Research shows that the way you approach a challenge actually has a real impact on how successful you are.
It’s not about how good you are; it’s about how good you want to be.
Many of us tend to think of intelligence as something that we can’t really change. It turns out that this is incorrect. Furthermore, this line of thinking can actually prevent you from learning! Researchers call this a “fixed” mindset – it’s “fixed” because people that think this way don’t really believe they can learn new things.
On the other hand, some of us have what researchers call a “growth” mindset. They think of talent as something that is developed through effort. They understand that any of us can be good at anything as long as we’re willing to put in the time to build our skillset in that area.
So the hack here is simply to understand that the “fixed” mindset view is incorrect. You may have heard someone say “I’m just not a math person.” It turns out that there’s no such thing as “not a math person.” Anyone can learn math (or any other topic) – you just have to put in the time to practice.
Research by a professor at Stanford named Carol Dweck has shown that you can change your mindset.
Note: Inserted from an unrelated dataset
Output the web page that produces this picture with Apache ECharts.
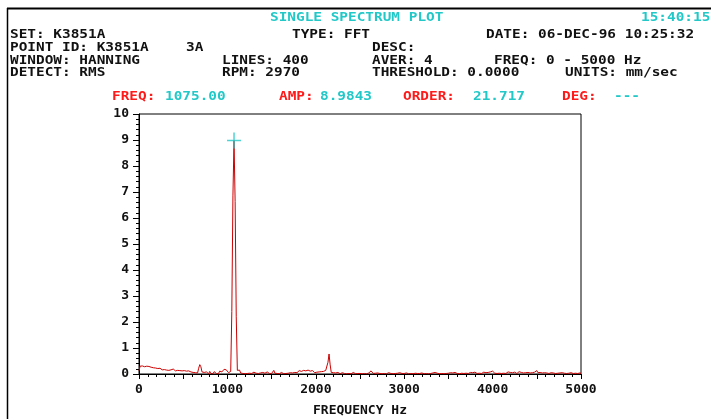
<!DOCTYPE html>
<html>
<head>
    <meta charset="utf-8">
    <title>Single Spectrum Plot</title>
    <script src="https://cdn.jsdelivr.net/npm/echarts@6/dist/echarts.min.js"></script>
</head>
<body style="margin:0;background:#fff;">
<div id="main" style="width: 711px;height:419px;"></div>
<script type="text/javascript">
    // 400 lines, 0 - 5000 Hz -> 12.5 Hz per bin
    var freqStep = 12.5;
    var amplitude = [
        0.12, 0.30, 0.35, 0.31, 0.34, 0.28, 0.33, 0.30, 0.27, 0.29, 0.24, 0.26, 0.22, 0.24, 0.20, 0.23, 0.25, 0.21, 0.18, 0.22,
        0.19, 0.16, 0.21, 0.17, 0.20, 0.15, 0.19, 0.14, 0.18, 0.16, 0.13, 0.19, 0.15, 0.12, 0.17, 0.14, 0.18, 0.13, 0.16, 0.12,
        0.17, 0.13, 0.15, 0.11, 0.16, 0.12, 0.14, 0.08, 0.10, 0.06, 0.09, 0.05, 0.07, 0.04, 0.22, 0.36, 0.28, 0.08, 0.04, 0.06,
        0.02, 0.08, 0.03, 0.01, 0.10, 0.02, 0.05, 0.01, 0.09, 0.03, 0.02, 0.06, 0.02, 0.11, 0.04, 0.08, 0.14, 0.18, 0.12, 0.16,
        0.10, 0.05, 0.12, 0.10, 2.40, 6.85, 8.9843, 6.63, 2.20, 0.14, 0.10, 0.15, 0.04, 0.08, 0.02, 0.06, 0.01, 0.07, 0.02, 0.05,
        0.03, 0.06, 0.02, 0.04, 0.07, 0.01, 0.03, 0.05, 0.02, 0.01, 0.04, 0.02, 0.06, 0.01, 0.03, 0.02, 0.08, 0.01, 0.02, 0.04,
        0.02, 0.01, 0.14, 0.03, 0.01, 0.02, 0.05, 0.01, 0.03, 0.06, 0.02, 0.01, 0.04, 0.02, 0.07, 0.03, 0.08, 0.05, 0.10, 0.04,
        0.09, 0.06, 0.12, 0.05, 0.08, 0.13, 0.07, 0.10, 0.06, 0.14, 0.09, 0.12, 0.07, 0.15, 0.08, 0.11, 0.06, 0.13, 0.09, 0.05,
        0.10, 0.07, 0.12, 0.08, 0.11, 0.09, 0.13, 0.10, 0.12, 0.14, 0.15, 0.45, 0.77, 0.35, 0.06, 0.03, 0.05, 0.02, 0.04, 0.01,
        0.06, 0.02, 0.01, 0.03, 0.05, 0.01, 0.02, 0.07, 0.01, 0.03, 0.02, 0.04, 0.01, 0.02, 0.06, 0.02, 0.01, 0.03, 0.02, 0.05,
        0.02, 0.04, 0.01, 0.03, 0.02, 0.05, 0.01, 0.02, 0.04, 0.08, 0.12, 0.06, 0.02, 0.01, 0.03, 0.02, 0.04, 0.01, 0.02, 0.03,
        0.01, 0.03, 0.02, 0.04, 0.01, 0.02, 0.05, 0.01, 0.02, 0.03, 0.01, 0.04, 0.02, 0.01, 0.03, 0.02, 0.05, 0.01, 0.02, 0.03,
        0.02, 0.01, 0.04, 0.02, 0.01, 0.03, 0.02, 0.06, 0.01, 0.02, 0.03, 0.01, 0.02, 0.05, 0.02, 0.01, 0.04, 0.02, 0.01, 0.03,
        0.02, 0.05, 0.01, 0.03, 0.02, 0.01, 0.04, 0.02, 0.06, 0.01, 0.03, 0.02, 0.01, 0.05, 0.02, 0.03, 0.01, 0.04, 0.02, 0.01,
        0.03, 0.02, 0.05, 0.01, 0.04, 0.02, 0.06, 0.03, 0.02, 0.05, 0.01, 0.04, 0.03, 0.06, 0.02, 0.05, 0.03, 0.07, 0.02, 0.04,
        0.06, 0.03, 0.05, 0.02, 0.07, 0.04, 0.02, 0.06, 0.03, 0.05, 0.02, 0.04, 0.07, 0.03, 0.05, 0.02, 0.06, 0.04, 0.08, 0.05,
        0.11, 0.06, 0.03, 0.05, 0.02, 0.07, 0.03, 0.04, 0.02, 0.06, 0.03, 0.05, 0.02, 0.04, 0.08, 0.03, 0.06, 0.02, 0.05, 0.03,
        0.07, 0.04, 0.02, 0.05, 0.09, 0.03, 0.06, 0.02, 0.04, 0.03, 0.05, 0.02, 0.06, 0.03, 0.04, 0.02, 0.05, 0.03, 0.07, 0.04,
        0.13, 0.05, 0.03, 0.06, 0.02, 0.04, 0.03, 0.05, 0.02, 0.04, 0.06, 0.02, 0.03, 0.05, 0.02, 0.04, 0.03, 0.02, 0.05, 0.03,
        0.02, 0.04, 0.03, 0.05, 0.02, 0.03, 0.06, 0.02, 0.04, 0.03, 0.02, 0.05, 0.03, 0.02, 0.04, 0.03, 0.05, 0.02, 0.03, 0.04, 0.03
    ];
    // cursor position and readout
    var cursorPoint = [1075, 8.9843];
    var cursorReadout = ['1075.00', '8.9843', '21.717', '---'];
    var headerTitle = 'SINGLE SPECTRUM PLOT';
    var headerTime = '15:40:15';
    var headerInfo = [
        ['SET: K3851A', 'TYPE: FFT', 'DATE: 06-DEC-96 10:25:32'],
        ['POINT ID: K3851A', '3A', 'DESC:'],
        ['WINDOW: HANNING', 'LINES: 400', 'AVER: 4', 'FREQ: 0 - 5000 Hz'],
        ['DETECT: RMS', 'RPM: 2970', 'THRESHOLD: 0.0000', 'UNITS: mm/sec']
    ];

    var RED = '#ff1a1a', CYAN = '#22c8c8', INK = '#111';
    var FONT = 'bold 12px "DejaVu Sans Mono", "Liberation Mono", monospace';

    function txt(x, y, s, color) {
        return {
            type: 'text', x: x, y: y, scaleX: 1.2,
            style: { text: s, x: 0, y: 0, font: FONT, fill: color || INK,
                     textVerticalAlign: 'middle', verticalAlign: 'middle' }
        };
    }

    // left edges of text columns for each header row
    var rowX = [[10, 292, 486], [10, 186, 372], [10, 222, 372, 494], [10, 222, 372, 565]];
    var rowY = [34.5, 47.5, 60.5, 73];

    var graphics = [
        { type: 'line', shape: { x1: 7, y1: 8.5, x2: 711, y2: 8.5 }, style: { stroke: '#000', lineWidth: 2 } },
        { type: 'line', shape: { x1: 7.5, y1: 8, x2: 7.5, y2: 419 }, style: { stroke: '#000', lineWidth: 1.5 } },
        txt(270, 17.5, headerTitle, CYAN),
        txt(641, 17.5, headerTime, CYAN)
    ];
    headerInfo.forEach(function (row, r) {
        row.forEach(function (s, c) {
            graphics.push(txt(rowX[r][c], rowY[r], s));
        });
    });
    graphics.push(
        txt(112, 96.5, 'FREQ:', RED), txt(165, 96.5, cursorReadout[0], CYAN),
        txt(279, 96.5, 'AMP:', RED), txt(320, 96.5, cursorReadout[1], CYAN),
        txt(403, 96.5, 'ORDER:', RED), txt(473, 96.5, cursorReadout[2], CYAN),
        txt(562, 96.5, 'DEG:', RED), txt(614, 96.5, cursorReadout[3], CYAN)
    );

    var spectrum = amplitude.map(function (v, i) { return [i * freqStep, v]; });

    var axisFont = { color: INK, fontFamily: '"DejaVu Sans Mono", monospace', fontWeight: 'bold', fontSize: 13 };

    var myChart = echarts.init(document.getElementById('main'));
    myChart.setOption({
        animation: false,
        backgroundColor: '#fff',
        grid: { left: 139, right: 130, top: 114, bottom: 45, show: true, borderColor: '#000', borderWidth: 1,
                containLabel: false, outerBoundsMode: 'none' },
        xAxis: {
            type: 'value', min: 0, max: 5000, interval: 500,
            name: 'FREQUENCY Hz', nameLocation: 'middle', nameGap: 30,
            nameTextStyle: axisFont,
            axisLine: { show: true, lineStyle: { color: '#000', width: 1 } },
            axisTick: { show: true, length: 5, lineStyle: { color: '#000' } },
            minorTick: { show: true, splitNumber: 5, length: 3, lineStyle: { color: '#000' } },
            splitLine: { show: false },
            axisLabel: Object.assign({ margin: 9, formatter: function (v) { return v % 1000 === 0 ? String(v) : ''; } }, axisFont)
        },
        yAxis: {
            type: 'value', min: 0, max: 10, interval: 1,
            axisLine: { show: true, lineStyle: { color: '#000', width: 1 } },
            axisTick: { show: true, length: 6, lineStyle: { color: '#000' } },
            minorTick: { show: true, splitNumber: 5, length: 3, lineStyle: { color: '#000' } },
            splitLine: { show: false },
            axisLabel: Object.assign({ margin: 10 }, axisFont)
        },
        series: [{
            type: 'line',
            data: spectrum,
            showSymbol: false,
            lineStyle: { color: '#cc0000', width: 1 },
            z: 5
        }, {
            type: 'scatter',
            data: [cursorPoint],
            symbol: 'path://M0,7.25H14V8.75H0Z M6.25,0H7.75V16H6.25Z',
            symbolSize: [14, 16],
            itemStyle: { color: CYAN },
            z: 6
        }],
        graphic: graphics
    });
</script>
</body>
</html>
You may be handicapping yourself by your beliefs and attitudes about learning, telling yourself things like “I just don’t have the talent for this” or “I can’t learn this.” Dweck’s research demonstrates that you can change those beliefs and attitudes. That change in mindset can be the difference between doing well at challenges (like learning math!) or avoiding those challenges.
Keep in mind that your beliefs and attitudes are the result of many years of experience, so you won’t change your mindset overnight by simply deciding to be different. You may have to work at it. In particular, when you encounter difficulty—a poor grade on a test, a paper that has some negative comments from your professor, or a reading assignment that leaves you confused—that is the time that your mindset can have a huge impact on what you do next. Don’t let your mindset prevent you from realizing your abilities or reaching your potential!
Dweck, Carol S. (2008) Mindset: The new psychology of success. Random House.